> [Directions]:
Leaving out every picture, retype the lines below from the top through the one that contains "-0.0624, -0.053, -0.063];".

> [Given information]:
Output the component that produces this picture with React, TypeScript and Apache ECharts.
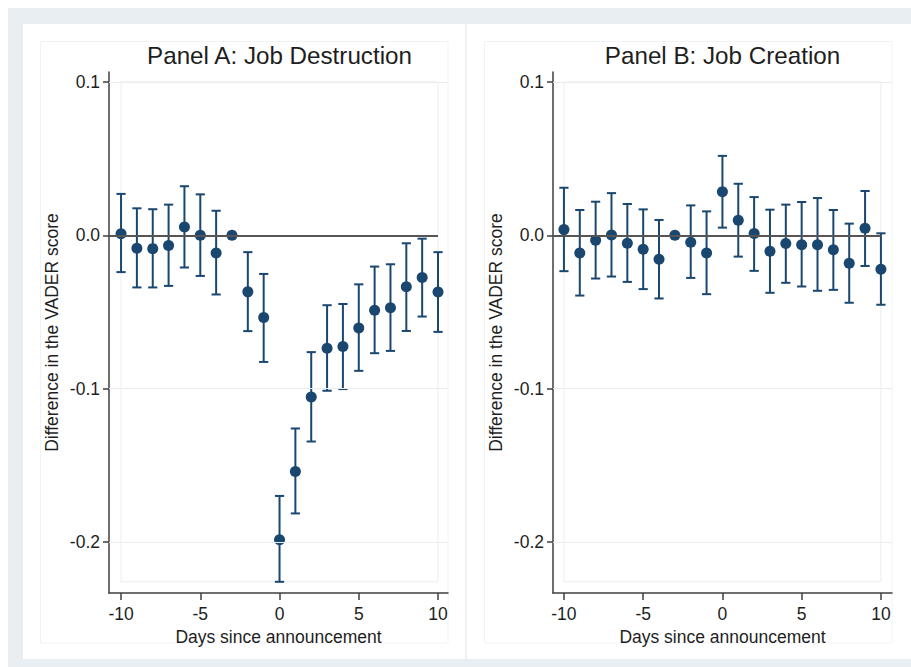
import React, { useEffect, useRef } from "react";
import * as echarts from "echarts";

// ---------- data ----------
const days = [-10, -9, -8, -7, -6, -5, -4, -3, -2, -1, 0, 1, 2, 3, 4, 5, 6, 7, 8, 9, 10];

const pointA = [0.001, -0.0085, -0.0087, -0.0067, 0.0054, 0.0, -0.0115, 0, -0.0369, -0.0536, -0.1985, -0.154, -0.1055, -0.0736, -0.0726, -0.0604, -0.0489, -0.0472, -0.0335, -0.0276, -0.037];
const upperA = [0.027, 0.0176, 0.017, 0.02, 0.032, 0.0267, 0.016, null, -0.011, -0.0252, -0.17, -0.126, -0.0762, -0.0456, -0.0448, -0.032, -0.0204, -0.0189, -0.0052, -0.0022, -0.011];
const lowerA = [-0.024, -0.034, -0.034, -0.033, -0.021, -0.0265, -0.0386, null, -0.0625, -0.0826, -0.226, -0.1814, -0.1345, -0.1014, -0.1003, -0.0884, -0.0769, -0.0754, -0.0624, -0.053, -0.063];

const pointB = [0.0037, -0.0115, -0.0033, 0.0002, -0.0052, -0.0091, -0.0156, 0, -0.0046, -0.0115, 0.0284, 0.0098, 0.0011, -0.0104, -0.0054, -0.0061, -0.0061, -0.0095, -0.0182, 0.0046, -0.0221];
const upperB = [0.031, 0.0165, 0.0219, 0.0275, 0.0204, 0.0169, 0.01, null, 0.0195, 0.0156, 0.0518, 0.0336, 0.0249, 0.0167, 0.02, 0.0217, 0.0243, 0.0165, 0.0076, 0.0289, 0.0013];
const lowerB = [-0.0234, -0.0393, -0.0282, -0.0269, -0.0304, -0.0351, -0.0412, null, -0.0278, -0.0384, 0.005, -0.0139, -0.0232, -0.0375, -0.031, -0.0334, -0.0362, -0.0356, -0.044, -0.02, -0.0453];

const xTicks = [-10, -5, 0, 5, 10];
const yTicks = [-0.2, -0.1, 0, 0.1];
const gridTicks = [-0.2, -0.1, 0.1];

const titleA = "Panel A: Job Destruction";
const titleB = "Panel B: Job Creation";
const xTitle = "Days since announcement";
const yTitle = "Difference in the VADER score";

// ---------- styles ----------
const NAVY = "#1a476f";
const AXIS = "#3f3f3f";
const TEXT = "#1e1e1e";
const FAINT = "#e9edf0";
const FRAME = "#e9eef2";
const FONT = "'Liberation Sans', Arial, Helvetica, sans-serif";

const Y_MIN = -0.2333;
const Y_MAX = 0.1065;

export default function App() {
  const ref = useRef<HTMLDivElement>(null);

  useEffect(() => {
    if (!ref.current) return;
    const chart = echarts.init(ref.current, undefined, { renderer: "svg" });

    const allLower = [...lowerA, ...lowerB].filter((v) => v != null) as number[];
    const regionBottom = Math.min(...allLower);
    const xFirst = days[0];
    const xLast = days[days.length - 1];
    const yTop = Math.max(...yTicks);

    const panels = [
      { point: pointA, upper: upperA, lower: lowerA, left: 109, xMin: -10.76, xMax: 10.63 },
      { point: pointB, upper: upperB, lower: lowerB, left: 553, xMin: -10.69, xMax: 10.7 },
    ];

    const grids = panels.map((p) => ({
      left: p.left,
      top: 72,
      width: 339,
      height: 521,
      outerBoundsMode: "none",
      containLabel: false,
    }));

    const xAxes = panels.map((p, i) => ({
      type: "value",
      gridIndex: i,
      min: p.xMin,
      max: p.xMax,
      name: xTitle,
      nameLocation: "middle",
      nameGap: 29,
      nameTextStyle: { color: TEXT, fontSize: 17.5, fontFamily: FONT },
      axisLine: { show: true, onZero: false, lineStyle: { color: AXIS, width: 1.5 } },
      axisTick: { show: true, length: 7, customValues: xTicks, lineStyle: { color: AXIS, width: 1.5 } },
      axisLabel: {
        show: true,
        customValues: xTicks,
        margin: 12,
        color: TEXT,
        fontSize: 17.5,
        fontFamily: FONT,
        formatter: (v: number) => String(v),
      },
      splitLine: { show: false },
    }));

    const yAxes = panels.map((p, i) => ({
      type: "value",
      gridIndex: i,
      min: Y_MIN,
      max: Y_MAX,
      name: yTitle,
      nameLocation: "middle",
      nameGap: 48,
      nameTextStyle: { color: TEXT, fontSize: 17.5, fontFamily: FONT },
      axisLine: { show: true, onZero: false, lineStyle: { color: AXIS, width: 1.5 } },
      axisTick: { show: true, length: 6, customValues: yTicks, lineStyle: { color: AXIS, width: 1.5 } },
      axisLabel: {
        show: true,
        customValues: yTicks,
        margin: 9,
        color: TEXT,
        fontSize: 17.5,
        fontFamily: FONT,
        formatter: (v: number) => v.toFixed(1),
      },
      splitLine: { show: false },
    }));

    const series: any[] = [];
    panels.forEach((p, i) => {
      // reference lines and plot region
      series.push({
        type: "line",
        xAxisIndex: i,
        yAxisIndex: i,
        data: [],
        z: 1,
        silent: true,
        markLine: {
          silent: true,
          symbol: "none",
          label: { show: false },
          animation: false,
          data: [
            ...gridTicks.map((t) => ({ yAxis: t, lineStyle: { color: FAINT, width: 1, type: "solid" } })),
            [
              { coord: [p.xMin, 0], lineStyle: { color: "#555555", width: 2, type: "solid" } },
              { coord: [xLast, 0] },
            ],
          ],
        },
        markArea: {
          silent: true,
          itemStyle: { color: "rgba(0,0,0,0)", borderColor: FAINT, borderWidth: 1 },
          data: [[{ coord: [xFirst, yTop] }, { coord: [xLast, regionBottom] }]],
        },
      });
      // error bars
      const barData = days
        .map((d, k) => [d, p.lower[k], p.upper[k]])
        .filter((r) => r[1] != null && r[2] != null);
      series.push({
        type: "custom",
        xAxisIndex: i,
        yAxisIndex: i,
        z: 2,
        silent: true,
        data: barData,
        encode: { x: 0, y: [1, 2] },
        renderItem: (params: any, api: any) => {
          const x = api.value(0);
          const lo = api.value(1);
          const hi = api.value(2);
          const pHi = api.coord([x, hi]);
          const pLo = api.coord([x, lo]);
          const hw = 4.6;
          const style = { stroke: NAVY, lineWidth: 2, fill: "none" };
          return {
            type: "group",
            children: [
              { type: "line", shape: { x1: pHi[0], y1: pHi[1], x2: pLo[0], y2: pLo[1] }, style },
              { type: "line", shape: { x1: pHi[0] - hw, y1: pHi[1], x2: pHi[0] + hw, y2: pHi[1] }, style },
              { type: "line", shape: { x1: pLo[0] - hw, y1: pLo[1], x2: pLo[0] + hw, y2: pLo[1] }, style },
            ],
          };
        },
      });
      // point estimates
      series.push({
        type: "scatter",
        xAxisIndex: i,
        yAxisIndex: i,
        z: 3,
        symbol: "circle",
        symbolSize: 11,
        itemStyle: { color: NAVY, opacity: 1 },
        data: days.map((d, k) => [d, p.point[k]]),
      });
    });

    const graphic = [
      { type: "rect", z: -20, silent: true, shape: { x: 8, y: 8, width: 903, height: 659 }, style: { fill: FRAME } },
      { type: "rect", z: -19, silent: true, shape: { x: 23, y: 24, width: 442, height: 635 }, style: { fill: "#ffffff" } },
      { type: "rect", z: -19, silent: true, shape: { x: 465, y: 24, width: 2, height: 635 }, style: { fill: "#eef2f5" } },
      { type: "rect", z: -19, silent: true, shape: { x: 467, y: 24, width: 444, height: 635 }, style: { fill: "#ffffff" } },
      { type: "rect", z: -18, silent: true, shape: { x: 40.5, y: 41.5, width: 407.5, height: 601.5 }, style: { fill: "none", stroke: "#f0f3f5", lineWidth: 1 } },
      { type: "rect", z: -18, silent: true, shape: { x: 484.5, y: 41.5, width: 407.5, height: 601.5 }, style: { fill: "none", stroke: "#f0f3f5", lineWidth: 1 } },
      {
        type: "text",
        x: 279.5,
        y: 55,
        style: { text: titleA, fill: TEXT, fontSize: 24.2, fontFamily: FONT, align: "center", verticalAlign: "middle" },
      },
      {
        type: "text",
        x: 722.5,
        y: 55,
        style: { text: titleB, fill: TEXT, fontSize: 24.2, fontFamily: FONT, align: "center", verticalAlign: "middle" },
      },
    ];

    chart.setOption({
      animation: false,
      backgroundColor: "#ffffff",
      grid: grids,
      xAxis: xAxes,
      yAxis: yAxes,
      series,
      graphic,
    } as any);

    return () => chart.dispose();
  }, []);

  return (
    <div
      ref={ref}
      style={{ position: "fixed", left: 0, top: 0, width: 911, height: 667 }}
    />
  );
}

> [Problem solution]:
Output the component that produces this picture with React, TypeScript and Apache ECharts.
import React, { useEffect, useRef } from "react";
import * as echarts from "echarts";

// ---------- data ----------
const days = [-10, -9, -8, -7, -6, -5, -4, -3, -2, -1, 0, 1, 2, 3, 4, 5, 6, 7, 8, 9, 10];

const pointA = [0.001, -0.0085, -0.0087, -0.0067, 0.0054, 0.0, -0.0115, 0, -0.0369, -0.0536, -0.1985, -0.154, -0.1055, -0.0736, -0.0726, -0.0604, -0.0489, -0.0472, -0.0335, -0.0276, -0.037];
const upperA = [0.027, 0.0176, 0.017, 0.02, 0.032, 0.0267, 0.016, null, -0.011, -0.0252, -0.17, -0.126, -0.0762, -0.0456, -0.0448, -0.032, -0.0204, -0.0189, -0.0052, -0.0022, -0.011];
const lowerA = [-0.024, -0.034, -0.034, -0.033, -0.021, -0.0265, -0.0386, null, -0.0625, -0.0826, -0.226, -0.1814, -0.1345, -0.1014, -0.1003, -0.0884, -0.0769, -0.0754, -0.0624, -0.053, -0.063];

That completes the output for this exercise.